What mindset are we talking about?

OK, bullies have a propensity to become perpetrators of domestic violence in the future. I think we might also find that there is a correlation between bullies and domestic violence in their homes as they are being raised. Therefore the cycle we are talking about is not bullying begeting domestic violence, but a cycle of domestic violence that causes some kids to be bullies. Obviously violence is an absolute last resort and has little place in the home. No one would argue that.

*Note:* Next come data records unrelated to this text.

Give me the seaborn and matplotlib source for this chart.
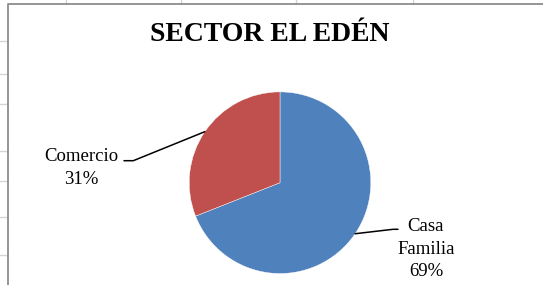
import matplotlib
matplotlib.use("Agg")
import matplotlib.pyplot as plt
import seaborn as sns
import numpy as np
from matplotlib.lines import Line2D

# ---- data ----
categories = ["Casa Familia", "Comercio"]
values = [69, 31]
colors = ["#4F81BD", "#C0504D"]
title = "SECTOR EL EDÉN"

sns.set_theme(style="white")
plt.rcParams["font.family"] = ["Liberation Serif", "DejaVu Serif"]

W, H = 543, 285
fig = plt.figure(figsize=(W / 100, H / 100), dpi=100)
fig.patch.set_facecolor("white")


def fx(x, y):
    """pixel (from top-left) -> figure fraction"""
    return x / W, 1 - y / H


# spreadsheet grid remnants and chart frame
grid_c = "#d4d4d4"
for x in [66, 181, 296, 413]:
    fig.add_artist(Line2D([x / W, x / W], [1, 1 - 4 / H], color=grid_c, lw=1,
                          transform=fig.transFigure))
for y in [41, 74, 104, 151, 181, 217, 255]:
    fig.add_artist(Line2D([0, 8 / W], [1 - y / H, 1 - y / H], color=grid_c, lw=1,
                          transform=fig.transFigure))
frame_c = "#8c8c8c"
fig.add_artist(Line2D([8 / W, 8 / W, 1.01], [-0.01, 1 - 4 / H, 1 - 4 / H],
                      color=frame_c, lw=1.3, transform=fig.transFigure))

# pie axes
cx, cy, r = 280, 182.7, 90.8
ax = fig.add_axes([(cx - r) / W, 1 - (cy + r) / H, 2 * r / W, 2 * r / H])
wedges, _ = ax.pie(values, colors=colors, startangle=90, counterclock=False,
                   radius=1, wedgeprops=dict(edgecolor="white", linewidth=0.3))
ax.set_xlim(-1, 1)
ax.set_ylim(-1, 1)
ax.axis("off")

fig.text(*fx(270, 35), title, ha="center", va="center", fontsize=20,
         fontweight="bold", color="black")

# labels with leader lines
label_pos = {"Casa Familia": (426, 249), "Comercio": (81, 168)}
elbows = {"Casa Familia": [(393, 229.3), (398, 229.3)],
          "Comercio": [(133.3, 160.7), (124, 160.7)]}
inv = fig.transFigure.inverted()
for w, cat, val in zip(wedges, categories, values):
    ang = np.deg2rad((w.theta1 + w.theta2) / 2)
    edge = inv.transform(ax.transData.transform((np.cos(ang), np.sin(ang))))
    pts = [edge] + [fx(*p) for p in elbows[cat]]
    xs = [p[0] for p in pts]
    ys = [p[1] for p in pts]
    fig.add_artist(Line2D(xs, ys, color="black", lw=1.1, transform=fig.transFigure))
    txt = cat.replace(" ", "\n") + f"\n{val}%"
    fig.text(*fx(*label_pos[cat]), txt, ha="center", va="center", fontsize=13.5,
             linespacing=1.4, color="black")

fig.savefig("out.png", dpi=100)
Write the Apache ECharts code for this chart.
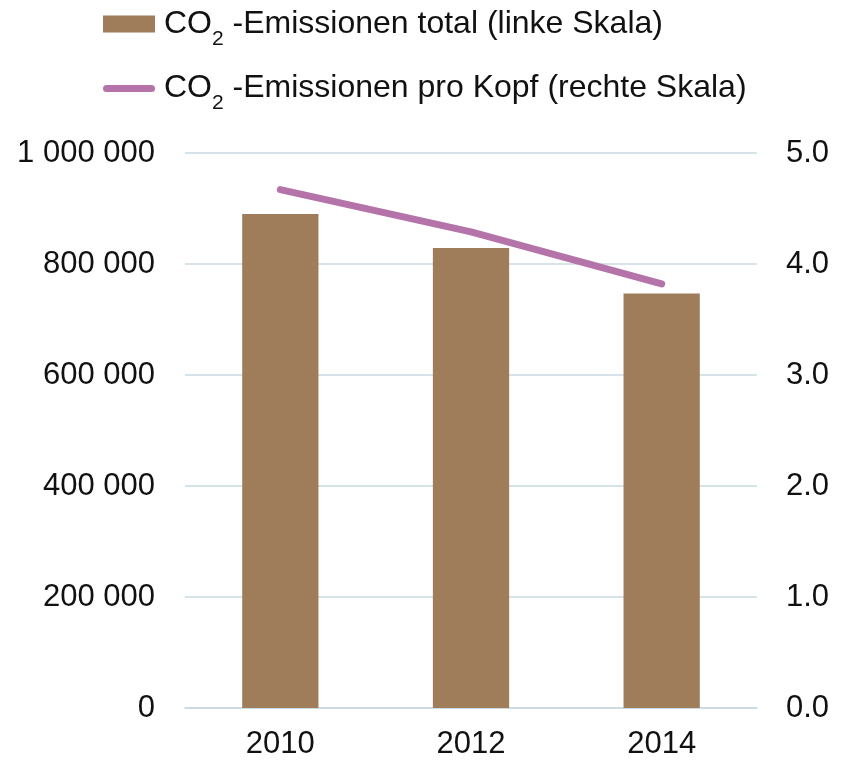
<!DOCTYPE html>
<html>
<head>
<meta charset="utf-8">
<script src="https://cdn.jsdelivr.net/npm/echarts@6/dist/echarts.min.js"></script>
<style>
    html, body { margin: 0; padding: 0; background: #fff; }
    #chart { width: 846px; height: 762px; }
</style>
</head>
<body>
<div id="chart"></div>
<script>
// 数据
var years = ['2010', '2012', '2014'];
var totalEmissions = [890000, 829000, 747000];   // linke Skala
var perCapita = [4.67, 4.29, 3.82];              // rechte Skala
var leftTicks = { min: 0, max: 1000000, interval: 200000 };
var rightTicks = { min: 0, max: 5, interval: 1 };

var fontFamily = "'Liberation Sans', Arial, sans-serif";
var gridColor = '#C8DAE1';
var lineColor = '#B474AA';

// Legendensymbol: dicke Linie mit runden Enden (Box 52 x 17)
var pillIcon = 'path://M0,0 M52,17 M3.5,5 L48.5,5 A3.5,3.5 0 0 1 48.5,12 L3.5,12 A3.5,3.5 0 0 1 3.5,5 Z';

function spaceThousands(v) {
    return String(v).replace(/\B(?=(\d{3})+(?!\d))/g, ' ');
}

var myChart = echarts.init(document.getElementById('chart'));

var options = {
    animation: false,
    textStyle: { fontFamily: fontFamily },
    legend: {
        orient: 'vertical',
        left: 98,
        top: 3,
        itemWidth: 52,
        itemHeight: 17,
        itemGap: 23,
        data: [
            { name: 'CO2 -Emissionen total (linke Skala)', icon: 'rect' },
            { name: 'CO2 -Emissionen pro Kopf (rechte Skala)', icon: pillIcon, itemStyle: { color: lineColor } }
        ],
        formatter: function (name) {
            return name.replace('CO2', 'CO{sub|2}');
        },
        textStyle: {
            color: '#111',
            fontSize: 32,
            fontFamily: fontFamily,
            padding: [0, 0, 0, 4],
            rich: {
                sub: {
                    fontSize: 21,
                    color: '#111',
                    fontFamily: fontFamily,
                    padding: [30, 0, 0, 0]
                }
            }
        }
    },
    grid: {
        left: 185,
        right: 89,
        top: 153,
        bottom: 54,
        containLabel: false,
        outerBoundsMode: 'none'
    },
    xAxis: {
        type: 'category',
        data: years,
        axisTick: { show: false },
        axisLine: {
            show: true,
            lineStyle: { color: gridColor, width: 1.5 }
        },
        axisLabel: {
            color: '#111',
            fontSize: 31,
            margin: 21
        }
    },
    yAxis: [
        {
            type: 'value',
            min: leftTicks.min,
            max: leftTicks.max,
            interval: leftTicks.interval,
            axisLine: { show: false },
            axisTick: { show: false },
            splitLine: { lineStyle: { color: gridColor, width: 1.5 } },
            axisLabel: {
                color: '#111',
                fontSize: 31,
                margin: 30,
                formatter: spaceThousands
            }
        },
        {
            type: 'value',
            min: rightTicks.min,
            max: rightTicks.max,
            interval: rightTicks.interval,
            axisLine: { show: false },
            axisTick: { show: false },
            splitLine: { show: false },
            axisLabel: {
                color: '#111',
                fontSize: 31,
                margin: 29,
                formatter: function (v) { return v.toFixed(1); }
            }
        }
    ],
    series: [
        {
            name: 'CO2 -Emissionen total (linke Skala)',
            type: 'bar',
            yAxisIndex: 0,
            barWidth: '40%',
            data: totalEmissions,
            itemStyle: { color: '#9F7C5A' }
        },
        {
            name: 'CO2 -Emissionen pro Kopf (rechte Skala)',
            type: 'line',
            yAxisIndex: 1,
            data: perCapita,
            symbol: 'none',
            z: 5,
            lineStyle: { color: lineColor, width: 7, cap: 'round', join: 'round' },
            itemStyle: { color: lineColor }
        }
    ]
};

// 绘制图表
myChart.setOption(options);
</script>
</body>
</html>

What people including myself will argue is empowering a child who is the victim of bullying to stand up for themselves phyiscally and verbally. We need to give kids the tools to fight back and not become a victim. If we teach them that passivity and getting help is the only option then they are being raised with the lesson that they are not strong enough to protect themselves and need to rely on stronger parties (parents, teachers, etc.) to defend them. I could argue that this mindset may actually worsen domestic violence because someone who has not been empowered to defend themselves and must rely on others may in turn feel powerless and without hope when they are an adult and confronted with such a situation.

Parents have the two-fold responsiblity of making sure that their kids do not become the bullies while also empowering and arming them to defend themselves against the bullies. Given that I can only control (and even that is limited) what my kids do, I can't simply rely on other parents making sure their kids aren't bullies, so I must equip my child to deal with them.

In that realm there is no such thing as hands off. If a girl is physically assaulting my son, he has a right to defend himself same as if it was a boy. Teaching this lesson does not create the causation that you are implying. Teaching someone to defend themselves against an attacker, even if they are female, does in no way condone domestic violence or makes someone more likely to commit it.

As a domestic violence advocate, I would hope you would realize that it is a cyclical and often deep-rooted issue within families. My son knowing that he can punch a girl who is attacking him in the mouth will not make him more likely to commit domestic violence. Similarly, teaching him that it is OK to fight back will not make him a bully.